- _TASK DESCRIPTION_
Pull out every line below holding the word "this".

- _GIVEN RECORDS_
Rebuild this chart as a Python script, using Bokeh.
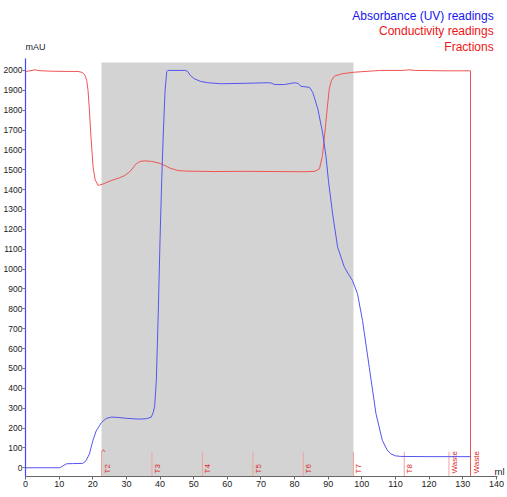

==

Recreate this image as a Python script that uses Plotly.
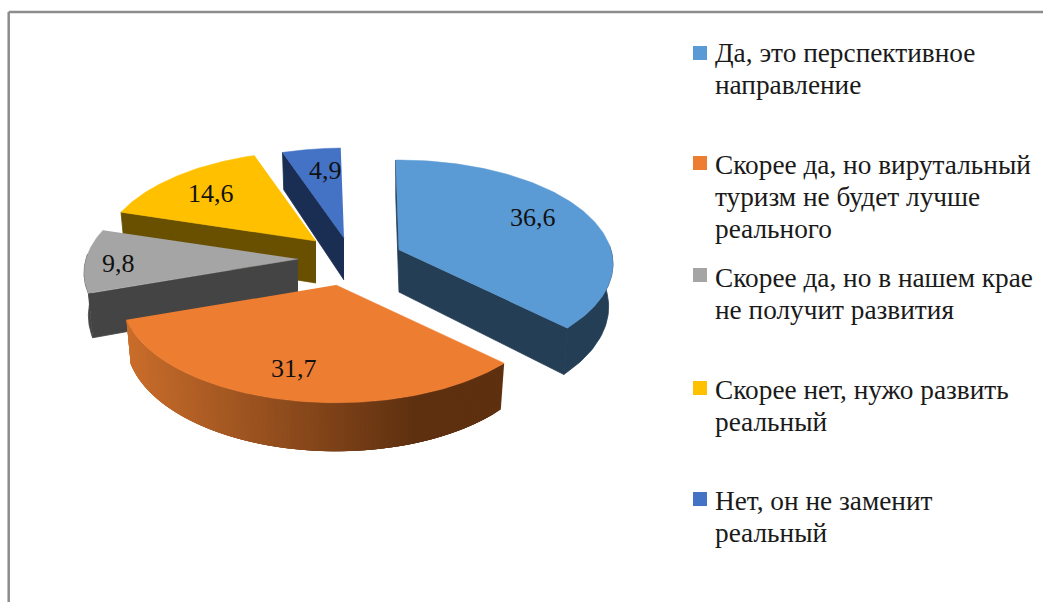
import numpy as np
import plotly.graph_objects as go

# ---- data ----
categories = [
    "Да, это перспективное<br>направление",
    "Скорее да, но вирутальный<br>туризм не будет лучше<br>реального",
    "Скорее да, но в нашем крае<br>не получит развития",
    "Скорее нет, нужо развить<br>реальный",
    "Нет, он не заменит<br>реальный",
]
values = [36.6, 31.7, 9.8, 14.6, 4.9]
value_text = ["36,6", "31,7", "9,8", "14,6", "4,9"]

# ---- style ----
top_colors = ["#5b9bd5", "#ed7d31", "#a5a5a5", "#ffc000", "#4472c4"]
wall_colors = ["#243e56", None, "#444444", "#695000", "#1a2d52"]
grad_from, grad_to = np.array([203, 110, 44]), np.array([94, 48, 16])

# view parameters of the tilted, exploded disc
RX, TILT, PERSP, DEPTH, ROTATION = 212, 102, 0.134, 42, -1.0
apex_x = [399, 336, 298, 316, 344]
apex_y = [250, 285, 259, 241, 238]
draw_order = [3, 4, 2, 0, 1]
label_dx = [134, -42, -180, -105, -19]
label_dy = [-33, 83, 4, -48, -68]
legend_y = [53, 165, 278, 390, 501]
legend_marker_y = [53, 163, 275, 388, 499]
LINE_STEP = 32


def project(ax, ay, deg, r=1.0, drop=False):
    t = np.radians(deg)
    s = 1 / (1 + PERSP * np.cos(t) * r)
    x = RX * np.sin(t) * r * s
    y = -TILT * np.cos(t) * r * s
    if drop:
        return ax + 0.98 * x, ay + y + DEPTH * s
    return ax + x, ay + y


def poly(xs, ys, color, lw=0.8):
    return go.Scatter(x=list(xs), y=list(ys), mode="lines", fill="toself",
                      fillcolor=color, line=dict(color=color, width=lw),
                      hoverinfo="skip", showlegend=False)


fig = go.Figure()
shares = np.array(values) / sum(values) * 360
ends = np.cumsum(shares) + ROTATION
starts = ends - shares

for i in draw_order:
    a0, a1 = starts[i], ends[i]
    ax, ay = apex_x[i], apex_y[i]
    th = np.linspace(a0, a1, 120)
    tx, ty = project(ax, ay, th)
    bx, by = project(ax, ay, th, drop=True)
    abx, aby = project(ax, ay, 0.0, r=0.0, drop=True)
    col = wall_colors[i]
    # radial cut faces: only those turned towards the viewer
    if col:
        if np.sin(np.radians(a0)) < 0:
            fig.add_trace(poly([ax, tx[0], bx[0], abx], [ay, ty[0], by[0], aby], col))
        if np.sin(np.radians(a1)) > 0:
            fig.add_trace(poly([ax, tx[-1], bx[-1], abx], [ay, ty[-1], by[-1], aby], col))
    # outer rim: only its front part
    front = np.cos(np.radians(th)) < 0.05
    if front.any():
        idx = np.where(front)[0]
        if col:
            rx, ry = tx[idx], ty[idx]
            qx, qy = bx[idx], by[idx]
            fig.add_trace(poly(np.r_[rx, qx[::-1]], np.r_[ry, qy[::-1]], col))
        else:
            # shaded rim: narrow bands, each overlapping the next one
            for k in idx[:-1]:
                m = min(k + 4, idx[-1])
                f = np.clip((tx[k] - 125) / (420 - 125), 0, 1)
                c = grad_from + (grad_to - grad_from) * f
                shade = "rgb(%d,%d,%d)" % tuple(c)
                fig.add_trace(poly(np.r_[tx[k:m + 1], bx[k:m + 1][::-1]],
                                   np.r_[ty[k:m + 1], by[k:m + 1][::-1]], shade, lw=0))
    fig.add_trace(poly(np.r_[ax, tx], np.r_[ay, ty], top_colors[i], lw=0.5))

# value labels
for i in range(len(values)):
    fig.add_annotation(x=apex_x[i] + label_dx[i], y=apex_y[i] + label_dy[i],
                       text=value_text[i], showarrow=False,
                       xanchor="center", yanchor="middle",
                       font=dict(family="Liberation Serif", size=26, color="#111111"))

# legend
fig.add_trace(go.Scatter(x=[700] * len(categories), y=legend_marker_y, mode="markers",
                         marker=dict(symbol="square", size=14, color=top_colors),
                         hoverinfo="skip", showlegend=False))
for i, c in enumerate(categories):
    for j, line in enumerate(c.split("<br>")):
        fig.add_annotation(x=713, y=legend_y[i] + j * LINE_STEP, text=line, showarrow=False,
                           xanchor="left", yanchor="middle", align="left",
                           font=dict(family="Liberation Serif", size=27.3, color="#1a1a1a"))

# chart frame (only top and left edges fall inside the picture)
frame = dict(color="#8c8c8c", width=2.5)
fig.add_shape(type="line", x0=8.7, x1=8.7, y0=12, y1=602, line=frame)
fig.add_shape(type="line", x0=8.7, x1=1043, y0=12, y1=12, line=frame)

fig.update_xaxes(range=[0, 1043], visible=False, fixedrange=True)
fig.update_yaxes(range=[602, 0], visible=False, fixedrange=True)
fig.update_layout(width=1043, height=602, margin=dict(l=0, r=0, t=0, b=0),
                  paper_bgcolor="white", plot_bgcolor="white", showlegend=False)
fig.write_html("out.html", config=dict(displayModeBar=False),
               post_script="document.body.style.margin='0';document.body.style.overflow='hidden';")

- _REPLY_
Rebuild this chart as a Python script, using Bokeh.
Recreate this image as a Python script that uses Plotly.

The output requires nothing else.